While there are several good performances to be had, the screen chemistry of Eastwood and Tyne Daly is what truly drives this film. The screenplay, a combination of work by Gail Morgan Hickman, S.W. Schurr, Stirling Silliphant, and Dean Riesner, seems to have found its engine in the growing trust between Callahan and Moore at a time when American police forces were seeing women enter more significant roles. Their brief evolution as partners is nicely woven into a mid-1970s setting where terrorist groups and militants are looking to wreak havoc.

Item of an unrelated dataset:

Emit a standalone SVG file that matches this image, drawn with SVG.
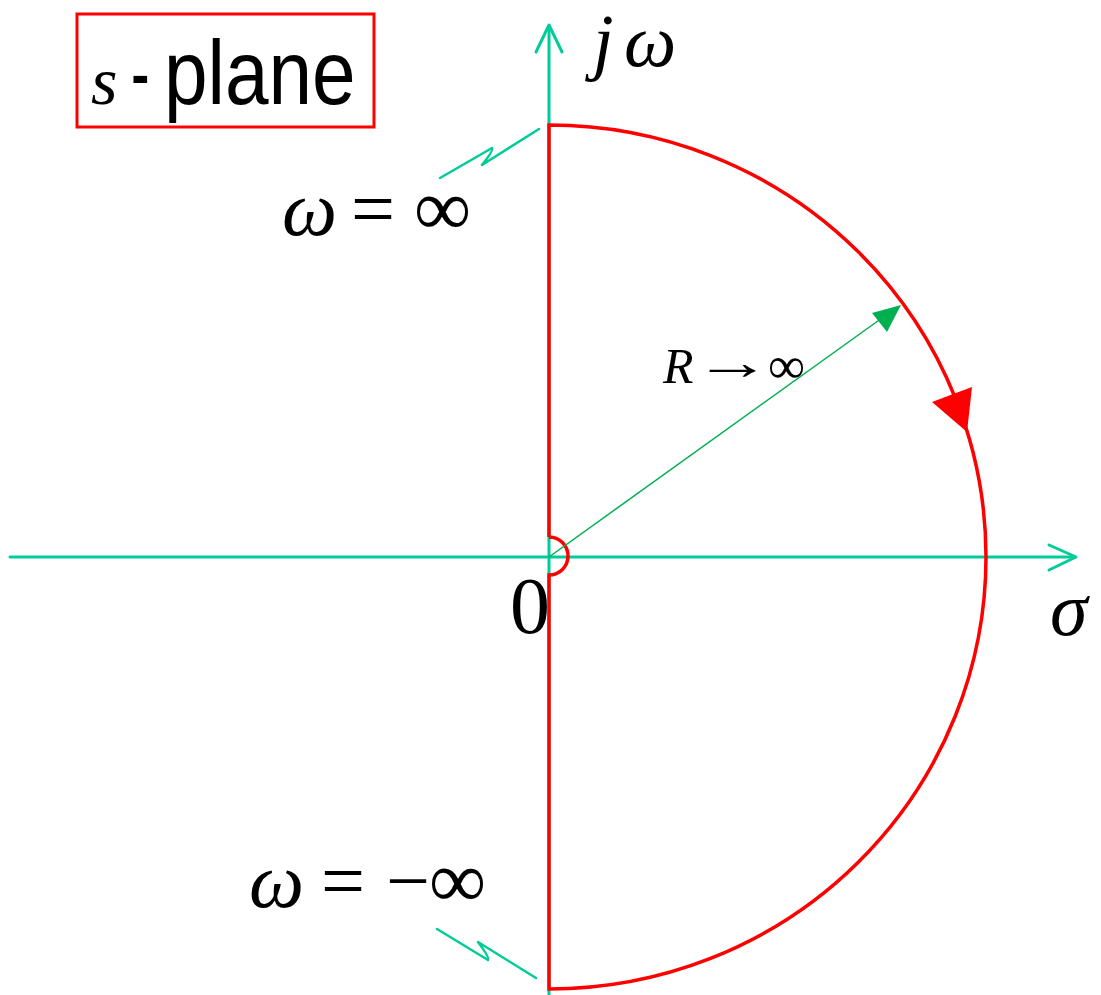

In his directorial debut, James Fargo enjoys a cast with several Dirty Harry veterans. Harry Guardino, absent from Magnum Force, is back as Lieutenant Bressler, Callahan’s immediate supervisor who gets driven up the wall by his methods but recognizes how important he is to the force. Bradford Dillman gives a very appropriate turn as Captain McKay, the irritating empty suit whose priorities (sucking up to the Mayor’s Office) are polar opposites of Callahan’s. Albert Popwell, whose bank robber was on the receiving end of Callahan’s “Do you feel lucky?” speech, charms as Big Ed Mustapha, the leader of a Black militant organization that is incorrectly blamed for the Revolutionary Strike Force’s trouble. TV veteran John Crawford gives an interesting portrayal as the mayor, who seems more of a clueless drip than inherently corrupt. Nick Pellegrino appears as Martin, his chief of staff.
A common complaint about this film is underdevelopment of the Strike Force. This motley crew is led by Bobby Maxwell (Shakespearean actor DeVeren Bookwalter), a vicious psychopath who looks more interested in killing than building a movement. While their portrayals work very well, the film’s 97 minutes have no room to show their ideology, what their motivations are, or who they are as people. We only know that they’re willing to kill, have taken hold of a small arsenal, and are a threat to peaceful society. I don’t know anything about the film’s screenplay but wonder if there was a fleshing out of these characters that didn’t reach the end product.
Even with this flaw and a few annoying gaps in plot – such as the question of why there isn’t a police escort travelling with the mayor when he’s kidnapped – The Enforcer is an above-average police film with very good performances, tight direction, and efficient technical work that includes photography by Charles Short (later for TV’s Seinfeld), editing by Joel Cox and Ferris Webster, and stunt coordination by Buddy Van Horn. Unfortunately, Lalo Schifrin was not available to write his third Dirty Harry soundtrack but Eastwood did hire Jerry Fielding, whose jazz style suits the city environment well.
I would not have minded The Enforcer being longer so that we could get a better feel for the revolutionaries who are looking to grab San Francisco by its throat. But overall, this is a satisfying film in what would, and perhaps should, have been the swan song of Dirty Harry’s time on the big screen. Sudden Impact and The Dead Pool followed, which series fans often consider as parodies of what came before.
It will be interesting to see how The Enforcer and its sister films will be viewed by the general public in this era of conflict with law enforcement; but that is for another day. Amongst action and police film fans, it can be appreciated for keeping true to the original film’s spirit of grittiness, nerve, humor, and tragedy.